Many students were on their feet crying and clapping and cheering. Others were lying on the gym floor weeping uncontrollably.

School counselors were stunned to see the shell on some of their toughest students finally breaking. Kids who never dared shed the masks that concealed their deepest hurts were now expressing raw emotion.

We were overwhelmed to see public-school students touched so deeply.

On-Time

After our team visited with the kids one-on-one, we packed the props and headed for the van. When I got there, I noticed Phil wasn’t with us and went to find him.

I finally spotted him over to the side talking with a girl who appeared to be crying. Knowing something important was probably happening with her. I didn’t bother him and when on and got into the van.

When Phil came, he stepped up into the can and sat quietly for a moment before he opened his hand. In it was a sturdy chain about 8-feet long.

The girl had given it to him, explaining she’d intended to use it that day to hang herself.

She’d carefully made her plans; after school, she would go into the band hall, close the door, secure the chain somehow, and end it all.

I’d never in my life heard of anyone hanging himself with a chain.
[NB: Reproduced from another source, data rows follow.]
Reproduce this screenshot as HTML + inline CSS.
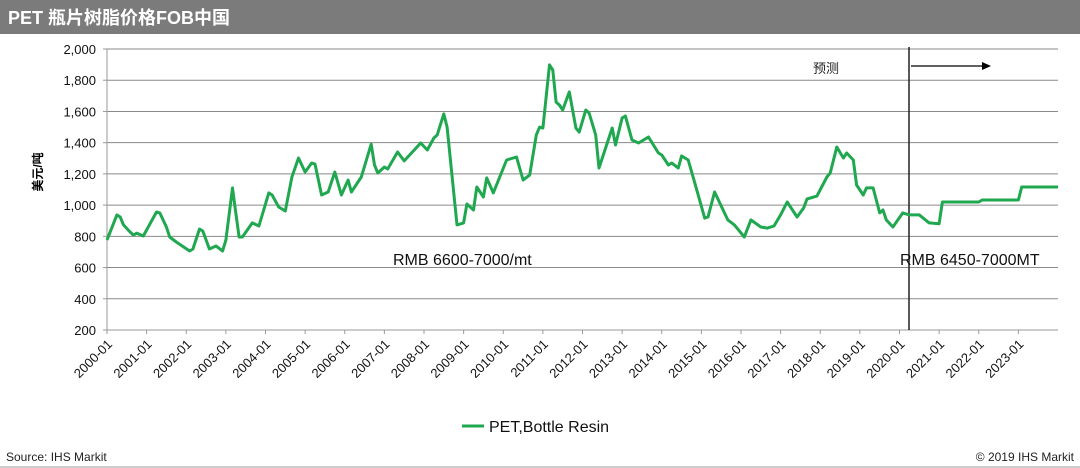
<!DOCTYPE html>
<html><head><meta charset="utf-8"><style>
body{margin:0;width:1080px;height:468px;background:#fff;overflow:hidden;font-family:"Liberation Sans","Noto Sans CJK SC",sans-serif}
svg{display:block}
</style></head><body>
<svg width="1080" height="468" font-family="Liberation Sans, Noto Sans CJK SC, sans-serif">
<rect x="0" y="0" width="1080" height="34" fill="#7b7b7b"/>
<text x="8" y="24" fill="#fff" font-size="18" font-weight="bold">PET 瓶片树脂价格FOB中国</text>
<g id="grid"></g>
<g id="axes"></g>
<text transform="translate(42,172) rotate(-90)" text-anchor="middle" font-size="12" font-weight="bold" fill="#000">美元/吨</text>
<line x1="909" y1="47" x2="909" y2="330" stroke="#222" stroke-width="1.5"/>
<line x1="911" y1="66" x2="982" y2="66" stroke="#000" stroke-width="1.2"/>
<polygon points="982,62 991,66 982,70" fill="#000"/>
<text x="813" y="73" font-size="13" fill="#222">预测</text>
<text x="393" y="265" font-size="16" fill="#111">RMB 6600-7000/mt</text>
<text x="900" y="265" font-size="16" fill="#111">RMB 6450-7000MT</text>
<path id="series" fill="none" stroke="#1fa84f" stroke-width="3" stroke-linejoin="round"/>
<line x1="462" y1="426" x2="484" y2="426" stroke="#1fa84f" stroke-width="3"/>
<text x="489" y="432" font-size="16" fill="#111">PET,Bottle Resin</text>
<text x="6" y="461" font-size="12" fill="#222">Source: IHS Markit</text>
<text x="1074" y="461" font-size="12" fill="#222" text-anchor="end">© 2019 IHS Markit</text>
<line x1="0" y1="467" x2="1080" y2="467" stroke="#999" stroke-width="1"/>
</svg>
<script>
const dates=["2000-01","2000-04","2000-05","2000-06","2000-08","2000-09","2000-10","2000-12","2001-04","2001-05","2001-07","2001-08","2001-10","2002-02","2002-03","2002-05","2002-06","2002-08","2002-10","2002-12","2003-01","2003-03","2003-04","2003-05","2003-06","2003-09","2003-11","2004-02","2004-03","2004-05","2004-07","2004-09","2004-11","2005-01","2005-03","2005-04","2005-06","2005-08","2005-10","2005-12","2006-02","2006-03","2006-06","2006-09","2006-10","2006-11","2007-01","2007-02","2007-05","2007-07","2007-12","2008-02","2008-04","2008-05","2008-07","2008-08","2008-11","2009-01","2009-02","2009-04","2009-05","2009-07","2009-08","2009-10","2010-02","2010-05","2010-07","2010-09","2010-11","2010-12","2011-01","2011-03","2011-04","2011-05","2011-06","2011-07","2011-09","2011-11","2011-12","2012-02","2012-03","2012-05","2012-06","2012-10","2012-11","2013-01","2013-02","2013-04","2013-06","2013-09","2013-12","2014-01","2014-03","2014-04","2014-06","2014-07","2014-09","2014-11","2015-02","2015-03","2015-05","2015-09","2015-11","2016-02","2016-04","2016-07","2016-09","2016-11","2017-01","2017-03","2017-06","2017-08","2017-09","2017-12","2018-03","2018-04","2018-06","2018-08","2018-09","2018-11","2018-12","2019-02","2019-03","2019-05","2019-07","2019-08","2019-09","2019-11","2020-02","2020-04","2020-07","2020-10","2021-01","2021-02","2022-01","2022-02","2023-01","2023-02","2024-01"];
const prices=[777,937,924,873,828,808,821,802,956,950,860,796,764,706,719,847,834,719,738,706,777,1110,950,796,796,886,866,1078,1065,988,962,1180,1302,1212,1270,1263,1065,1084,1212,1065,1161,1084,1180,1391,1257,1206,1244,1231,1340,1283,1398,1353,1430,1449,1584,1500,873,886,1007,969,1116,1052,1174,1078,1289,1308,1161,1193,1449,1500,1494,1898,1865,1660,1641,1609,1725,1494,1468,1609,1590,1449,1238,1494,1385,1558,1571,1417,1398,1436,1334,1321,1257,1270,1238,1315,1289,1142,917,924,1084,905,873,796,905,860,853,866,937,1020,924,982,1039,1058,1180,1206,1372,1302,1334,1289,1129,1065,1110,1110,950,969,905,860,950,937,937,886,880,1020,1020,1033,1033,1116,1116];
const yTicks=[200,400,600,800,1000,1200,1400,1600,1800,2000];
const xTickYears=[2000,2001,2002,2003,2004,2005,2006,2007,2008,2009,2010,2011,2012,2013,2014,2015,2016,2017,2018,2019,2020,2021,2022,2023];
const NS="http://www.w3.org/2000/svg";
const X0=107,X1=1058,Y0=330,Y1=49,MONTHS=288;
function xScale(d){const [y,m]=d.split("-").map(Number);return X0+((y-2000)*12+(m-1))/MONTHS*(X1-X0);}
function yScale(v){return Y0-(v-200)/1800*(Y0-Y1);}
const grid=document.getElementById("grid"),axes=document.getElementById("axes");
function mk(t,a,p){const e=document.createElementNS(NS,t);for(const k in a)e.setAttribute(k,a[k]);p.appendChild(e);return e;}
yTicks.forEach(v=>{const y=yScale(v);
 if(v>200){const g=mk("line",{x1:X0,x2:X1,y1:y,y2:y,stroke:"#8a8a8a","stroke-width":1},grid);
 
 }
 const tk=mk("line",{x1:X0-4,x2:X0,y1:y,y2:y,stroke:"#999"},axes);
 
 
 const t=mk("text",{x:X0-11,y:y+5,"text-anchor":"end","font-size":13,fill:"#111"},axes);
 t.textContent=v.toLocaleString("en-US");
 
 
});
const ya=mk("line",{x1:X0,x2:X0,y1:Y1,y2:Y0,stroke:"#999"},axes);


const xa=mk("line",{x1:X0,x2:X1,y1:Y0,y2:Y0,stroke:"#999"},axes);


xTickYears.forEach(yr=>{const x=xScale(yr+"-01");
 const tk=mk("line",{x1:x,x2:x,y1:Y0,y2:Y0+4,stroke:"#999"},axes);
 
 
 const t=mk("text",{transform:`translate(${x+6},${Y0+15}) rotate(-45)`,"text-anchor":"end","font-size":13,fill:"#111"},axes);
 t.textContent=yr+"-01";
 
 
});
document.getElementById("series").setAttribute("d",dates.map((d,i)=>(i?"L":"M")+xScale(d).toFixed(1)+","+yScale(prices[i]).toFixed(1)).join(""));
</script>
</body></html>
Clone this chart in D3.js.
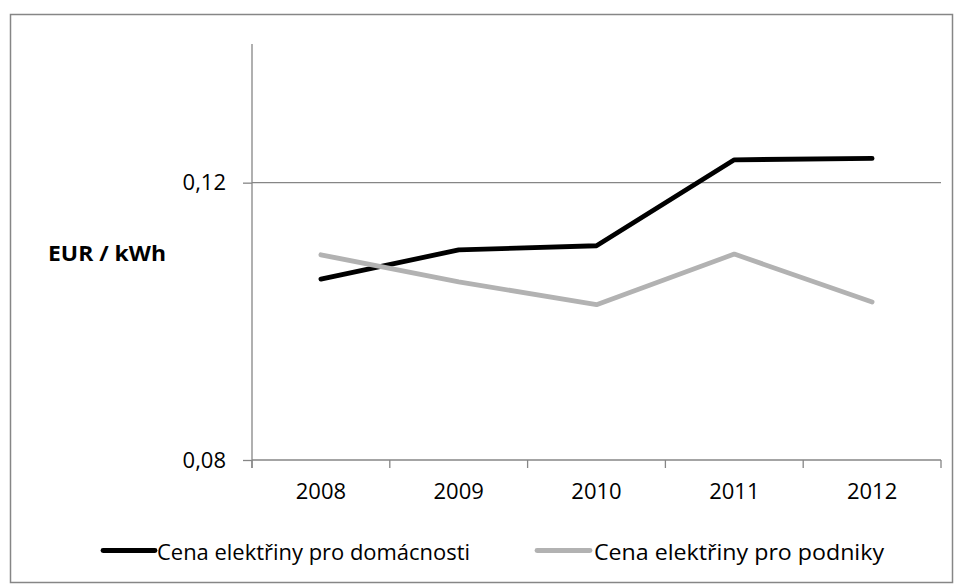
<!DOCTYPE html>
<html>
<head>
<meta charset="utf-8">
<script src="https://cdn.jsdelivr.net/npm/d3@7"></script>
<style>
  html, body { margin: 0; padding: 0; background: #fff; }
  svg text { font-family: "Open Sans", "Noto Sans", sans-serif; fill: #000; }
</style>
</head>
<body>
<svg id="chart" width="955" height="585"></svg>
<script>
// Electricity prices, EUR per kWh
const years = ["2008", "2009", "2010", "2011", "2012"];
const households = [0.1061, 0.1103, 0.1109, 0.1233, 0.1235];
const businesses = [0.1096, 0.1057, 0.1024, 0.1097, 0.1028];
const yTicks = [0.08, 0.12];
const seriesNames = ["Cena elektřiny pro domácnosti", "Cena elektřiny pro podniky"];
const seriesColors = ["#000000", "#b2b2b2"];
const axisLabel = "EUR / kWh";

const svg = d3.select("#chart");
const axisColor = "#868686";
const fontSize = 22;

// outer frame
svg.append("rect")
  .attr("x", 10.5).attr("y", 14.5)
  .attr("width", 942).attr("height", 568)
  .attr("fill", "none").attr("stroke", axisColor).attr("stroke-width", 1.5);

const plot = { left: 252, right: 941, top: 44, bottom: 460 };

const x = d3.scaleBand().domain(years).range([plot.left, plot.right]);
const y = d3.scaleLinear().domain([0.08, 0.14]).range([plot.bottom, plot.top]);

// horizontal gridlines (above the baseline)
svg.append("g").selectAll("line")
  .data(yTicks.filter(t => t > 0.08))
  .join("line")
  .attr("x1", plot.left).attr("x2", plot.right)
  .attr("y1", d => y(d)).attr("y2", d => y(d))
  .attr("stroke", axisColor).attr("stroke-width", 1.3);

// y axis
const yAxis = svg.append("g")
  .attr("transform", `translate(${plot.left},0)`)
  .call(d3.axisLeft(y).tickValues(yTicks).tickSize(9).tickPadding(17)
    .tickFormat(d => d3.format(".2f")(d).replace(".", ",")));
yAxis.select(".domain").remove();
yAxis.append("line")
  .attr("x1", 0).attr("x2", 0)
  .attr("y1", plot.top).attr("y2", plot.bottom + 8);
yAxis.selectAll("line").attr("stroke", axisColor).attr("stroke-width", 1.3);
yAxis.selectAll("text")
  .attr("font-size", fontSize).attr("fill", "#000")
  .style("font-family", "'Open Sans', sans-serif");

// x axis with ticks on category boundaries
const xAxis = svg.append("g")
  .attr("transform", `translate(0,${plot.bottom})`)
  .call(d3.axisBottom(x).tickSize(0).tickPadding(23));
xAxis.select(".domain").remove();
xAxis.append("line")
  .attr("x1", plot.left).attr("x2", plot.right)
  .attr("stroke", axisColor).attr("stroke-width", 1.3);
const boundaries = years.map(d => x(d) + x.bandwidth()).concat([plot.left]);
xAxis.selectAll(".bound")
  .data(boundaries)
  .join("line")
  .attr("class", "bound")
  .attr("x1", d => d).attr("x2", d => d)
  .attr("y1", 0).attr("y2", 8)
  .attr("stroke", axisColor).attr("stroke-width", 1.3);
xAxis.selectAll("text")
  .attr("font-size", fontSize).attr("fill", "#000")
  .style("font-family", "'Open Sans', sans-serif");

// axis title
svg.append("text")
  .attr("x", 48).attr("y", 253)
  .attr("dominant-baseline", "central")
  .attr("font-size", 21).attr("font-weight", "bold")
  .attr("textLength", 118).attr("lengthAdjust", "spacingAndGlyphs")
  .text(axisLabel);

// series lines
const line = d3.line()
  .x((d, i) => x(years[i]) + x.bandwidth() / 2)
  .y(d => y(d));

[households, businesses].forEach((vals, k) => {
  svg.append("path")
    .datum(vals)
    .attr("d", line)
    .attr("fill", "none")
    .attr("stroke", seriesColors[k])
    .attr("stroke-width", 4.8)
    .attr("stroke-linejoin", "round")
    .attr("stroke-linecap", "round");
});

// legend
const legend = [
  { x1: 103, x2: 155, tx: 157, width: 313 },
  { x1: 537, x2: 590, tx: 594, width: 290 }
];
legend.forEach((l, k) => {
  svg.append("line")
    .attr("x1", l.x1).attr("x2", l.x2)
    .attr("y1", 550.5).attr("y2", 550.5)
    .attr("stroke", seriesColors[k]).attr("stroke-width", 4.8)
    .attr("stroke-linecap", "round");
  svg.append("text")
    .attr("x", l.tx).attr("y", 551)
    .attr("dominant-baseline", "central")
    .attr("font-size", fontSize)
    .attr("textLength", l.width).attr("lengthAdjust", "spacingAndGlyphs")
    .text(seriesNames[k]);
});
</script>
</body>
</html>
But it was obvious that this girl meant business.

We beat the clock this time, but other kids haven’t been so fortunate.

A Somber Task

I was two hours late in Odessa. The assembly started at 8:30 a.m. The senior killed himself at 6:30.

When I stopped the car at a Sacramento school where I was scheduled to do an assembly, I wondered what was going on. Students were stumbling over each other as they ran to the backside of the school grounds near the tennis courts.

I was too late again. The boy hanged himself on the top of a chain-link fence.

I walked up to the door of a school in Boise, Idaho, just as paramedics whisked a girl, or her remains, out the door. Now, I never did learn whether she succeeded in her attempt at suicide.

I don’t take my work in schools lightly. I don’t believe God takes it lightly either. In fact, I believe that six years ago God gave Randy the idea of using chains to depict bondages and addictions, knowing full-well that it would not be used until recently.

Only God could possibly have known that I would ask Randy to do a tour with me which included a school where a little girl planned to hang herself with a chain.

Today there is a chain in my office that won’t let me forget the reason I speak in schools.

Schools are the only places in America where kids have to gather every day, Monday-through-Friday for nine months out of the year. Someone has to be there to help them understand.

They can break the chains of bondage to futures they really don’t want.